AIM |
Print the lines of the listing below verbatim from its first line through the line bearing "plt.rcParams['hatch.linewidth'] = 1.2". Any pictures are to be omitted.

SOURCE MATERIAL |
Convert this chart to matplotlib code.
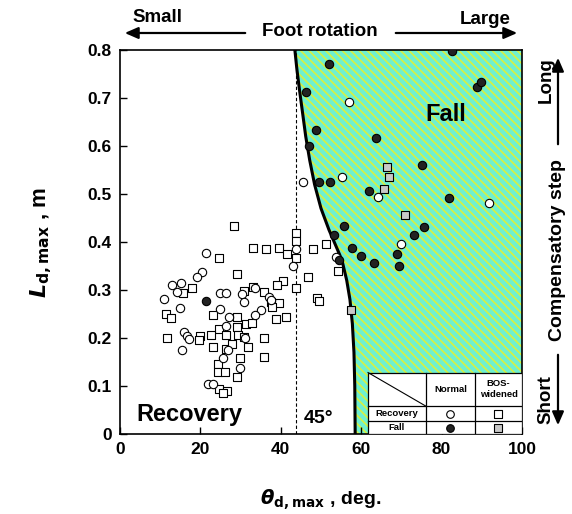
import matplotlib
matplotlib.use("Agg")
import matplotlib.pyplot as plt
from matplotlib.patches import Rectangle, FancyArrowPatch

plt.rcParams['font.family'] = ['Liberation Sans', 'DejaVu Sans']
plt.rcParams['font.weight'] = 'bold'
plt.rcParams['hatch.linewidth'] = 1.2

# ---- data ----
rec_norm_theta = [21.4, 20.3, 19.2, 15.2, 12.9, 14.1, 24.9, 26.4, 30.3, 33.6, 10.9, 14.9, 30.9, 37.1,
                  37.5, 24.9, 27.2, 35.0, 33.6, 26.4, 15.8, 16.6, 17.2, 31.1, 15.3, 26.9, 25.5, 29.8,
                  21.8, 23.2, 43.9, 43.1, 53.7, 56.9, 55.2, 45.6, 64.3, 91.9, 70.0]
rec_norm_L = [0.378, 0.338, 0.328, 0.315, 0.310, 0.295, 0.293, 0.294, 0.292, 0.305, 0.281, 0.263, 0.274, 0.285,
              0.279, 0.260, 0.243, 0.258, 0.248, 0.225, 0.213, 0.204, 0.197, 0.199, 0.174, 0.175, 0.159, 0.138,
              0.104, 0.104, 0.385, 0.349, 0.368, 0.692, 0.536, 0.526, 0.494, 0.481, 0.396]

rec_bos_theta = [28.4, 24.7, 33.0, 36.3, 39.6, 41.5, 43.8, 43.8, 43.8, 48.1, 51.2, 54.2, 46.8, 40.5,
                 43.8, 48.9, 49.5, 41.3, 29.2, 17.8, 15.6, 30.9, 33.0, 35.8, 39.0, 37.5, 39.6, 37.7,
                 23.2, 29.0, 38.8, 11.4, 12.6, 24.7, 29.2, 31.3, 32.8, 11.6, 19.9, 19.7, 22.6, 26.4,
                 29.4, 30.9, 35.8, 23.1, 26.4, 27.8, 31.8, 29.9, 35.9, 24.5, 24.5, 26.2, 29.0, 24.7,
                 26.5, 25.7]
rec_bos_L = [0.434, 0.366, 0.388, 0.385, 0.388, 0.374, 0.419, 0.402, 0.366, 0.385, 0.396, 0.340, 0.328, 0.319,
             0.305, 0.284, 0.277, 0.243, 0.333, 0.305, 0.293, 0.297, 0.307, 0.295, 0.311, 0.274, 0.272, 0.265,
             0.248, 0.244, 0.239, 0.251, 0.241, 0.218, 0.222, 0.229, 0.231, 0.201, 0.204, 0.196, 0.206, 0.206,
             0.206, 0.203, 0.201, 0.181, 0.178, 0.188, 0.181, 0.159, 0.160, 0.146, 0.130, 0.130, 0.119, 0.094,
             0.090, 0.086]

fall_norm_theta = [21.4, 82.7, 52.1, 46.3, 88.7, 89.8, 48.8, 63.6, 47.1, 49.6, 52.3, 75.0, 62.0, 81.9,
                   55.6, 53.3, 57.6, 60.0, 54.5, 63.3, 68.8, 69.5, 73.2, 75.6]
fall_norm_L = [0.277, 0.797, 0.771, 0.713, 0.722, 0.733, 0.633, 0.617, 0.601, 0.524, 0.524, 0.560, 0.507, 0.492,
               0.433, 0.415, 0.387, 0.371, 0.3625, 0.356, 0.375, 0.349, 0.415, 0.431]

fall_bos_theta = [66.3, 66.9, 65.7, 70.8, 57.4]
fall_bos_L = [0.557, 0.536, 0.510, 0.456, 0.258]

boundary_theta = [43.5, 44.0, 44.6, 45.4, 46.2, 47.2, 48.4, 50.0, 52.0, 53.8, 55.2, 56.4, 57.2, 57.8, 58.2, 58.4, 58.5]
boundary_L = [0.80, 0.76, 0.72, 0.67, 0.62, 0.57, 0.52, 0.47, 0.425, 0.39, 0.3625, 0.32, 0.28, 0.23, 0.17, 0.10, 0.0]

xticks = [0, 20, 40, 60, 80, 100]
yticks = [0, 0.1, 0.2, 0.3, 0.4, 0.5, 0.6, 0.7, 0.8]
ytick_labels = ['0', '0.1', '0.2', '0.3', '0.4', '0.5', '0.6', '0.7', '0.8']

# ---- figure ----
fig = plt.figure(figsize=(5.72, 5.14), dpi=100)
ax = fig.add_axes([120/572, 80/514, 402/572, 384/514])
ax.set_xlim(0, 100)
ax.set_ylim(0, 0.8)

ax.fill_betweenx(boundary_L, boundary_theta, 100, facecolor='#6EF0D0', edgecolor='#D8F040',
                 hatch='\\\\\\\\', linewidth=0, zorder=0)
ax.plot(boundary_theta, boundary_L, color='black', lw=2.2, zorder=3)
ax.plot([43.7, 43.7], [0, 0.8], color='black', lw=0.8, ls=(0, (3, 2)), zorder=1)

ms = 36
ax.scatter(rec_bos_theta, rec_bos_L, marker='s', s=ms, facecolor='white', edgecolor='black', linewidth=0.8, zorder=4)
ax.scatter(rec_norm_theta, rec_norm_L, marker='o', s=ms, facecolor='white', edgecolor='black', linewidth=0.8, zorder=4)
ax.scatter(fall_bos_theta, fall_bos_L, marker='s', s=ms, facecolor='#C8C8C8', edgecolor='black', linewidth=0.8, zorder=4)
ax.scatter(fall_norm_theta, fall_norm_L, marker='o', s=ms, facecolor='#222222', edgecolor='black', linewidth=0.8, zorder=4)

ax.set_xticks(xticks)
ax.set_xticklabels([str(v) for v in xticks])
ax.set_yticks(yticks)
ax.set_yticklabels(ytick_labels)
ax.tick_params(direction='in', length=5, width=1, labelsize=12.5, pad=6)
for lab in ax.get_xticklabels() + ax.get_yticklabels():
    lab.set_fontweight('bold')
for s in ax.spines.values():
    s.set_linewidth(1.2)

ax.text(17.2, 0.04, 'Recovery', fontsize=17, fontweight='bold', ha='center', va='center', zorder=6)
ax.text(49.3, 0.033, '45°', fontsize=14, fontweight='bold', ha='center', va='center', zorder=6)
ax.text(81.0, 0.666, 'Fall', fontsize=17, fontweight='bold', ha='center', va='center', zorder=6)

# ---- legend table ----
tx = [61.7, 76.1, 88.3, 100.0]
ty = [0.128, 0.058, 0.027, 0.0]
ax.add_patch(Rectangle((tx[0], ty[3]), tx[3]-tx[0], ty[0]-ty[3], facecolor='white', edgecolor='black', lw=0.9, zorder=7))
for xv in tx[1:3]:
    ax.plot([xv, xv], [ty[3], ty[0]], color='black', lw=0.9, zorder=8)
for yv in ty[1:3]:
    ax.plot([tx[0], tx[3]], [yv, yv], color='black', lw=0.9, zorder=8)
ax.plot([tx[0], tx[1]], [ty[0], ty[1]], color='black', lw=0.8, zorder=8)
cx = [(tx[i]+tx[i+1])/2 for i in range(3)]
cy = [(ty[i]+ty[i+1])/2 for i in range(3)]
ax.text(cx[1], cy[0], 'Normal', fontsize=6.8, fontweight='bold', ha='center', va='center', zorder=9)
ax.text(cx[2], cy[0], 'BOS-\nwidened', fontsize=6.8, fontweight='bold', ha='center', va='center', zorder=9, linespacing=1.3)
ax.text(cx[0], cy[1], 'Recovery', fontsize=6.8, fontweight='bold', ha='center', va='center', zorder=9)
ax.text(cx[0], cy[2], 'Fall', fontsize=6.8, fontweight='bold', ha='center', va='center', zorder=9)
ax.scatter([cx[1]], [cy[1]], marker='o', s=30, facecolor='white', edgecolor='black', lw=0.8, zorder=9, clip_on=False)
ax.scatter([cx[2]], [cy[1]], marker='s', s=30, facecolor='white', edgecolor='black', lw=0.8, zorder=9, clip_on=False)
ax.scatter([cx[1]], [cy[2]], marker='o', s=30, facecolor='#222222', edgecolor='black', lw=0.8, zorder=9, clip_on=False)
ax.scatter([cx[2]], [cy[2]], marker='s', s=30, facecolor='#C8C8C8', edgecolor='black', lw=0.8, zorder=9, clip_on=False)

# ---- axis labels ----
ax.set_xlabel(r'$\boldsymbol{\theta}_{\mathbf{d,max}}$ , deg.', fontsize=14, fontweight='bold', labelpad=22)
ax.set_ylabel(r'$\boldsymbol{L}_{\mathbf{d,max}}$ , m', fontsize=16, fontweight='bold', labelpad=24)

# ---- annotations outside ----
fig.text(157/572, 1 - 18/514, 'Small', fontsize=13.5, fontweight='bold', ha='center', va='center')
fig.text(485/572, 1 - 19/514, 'Large', fontsize=13.5, fontweight='bold', ha='center', va='center')
fig.text(320/572, 1 - 32/514, 'Foot rotation', fontsize=13.5, fontweight='bold', ha='center', va='center')
for (x0, x1) in [(248, 122), (393, 520)]:
    fig.patches.append(FancyArrowPatch((x0/572, 1 - 33/514), (x1/572, 1 - 33/514), transform=fig.transFigure,
                                       arrowstyle='-|>,head_length=8,head_width=3.5', color='black', lw=1.6))
fig.text(546/572, 1 - 80/514, 'Long', fontsize=13.5, fontweight='bold', ha='center', va='center', rotation=90)
fig.text(546/572, 1 - 400/514, 'Short', fontsize=13.5, fontweight='bold', ha='center', va='center', rotation=90)
fig.text(557/572, 1 - 250/514, 'Compensatory step', fontsize=14, fontweight='bold', ha='center', va='center', rotation=90)
for (y0, y1) in [(147, 55), (352, 428)]:
    fig.patches.append(FancyArrowPatch((558/572, 1 - y0/514), (558/572, 1 - y1/514), transform=fig.transFigure,
                                       arrowstyle='-|>,head_length=8,head_width=3.5', color='black', lw=1.6))

fig.savefig('out.png', dpi=100)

SOLUTION TO THIS TASK |
Convert this chart to matplotlib code.
import matplotlib
matplotlib.use("Agg")
import matplotlib.pyplot as plt
from matplotlib.patches import Rectangle, FancyArrowPatch

plt.rcParams['font.family'] = ['Liberation Sans', 'DejaVu Sans']
plt.rcParams['font.weight'] = 'bold'
plt.rcParams['hatch.linewidth'] = 1.2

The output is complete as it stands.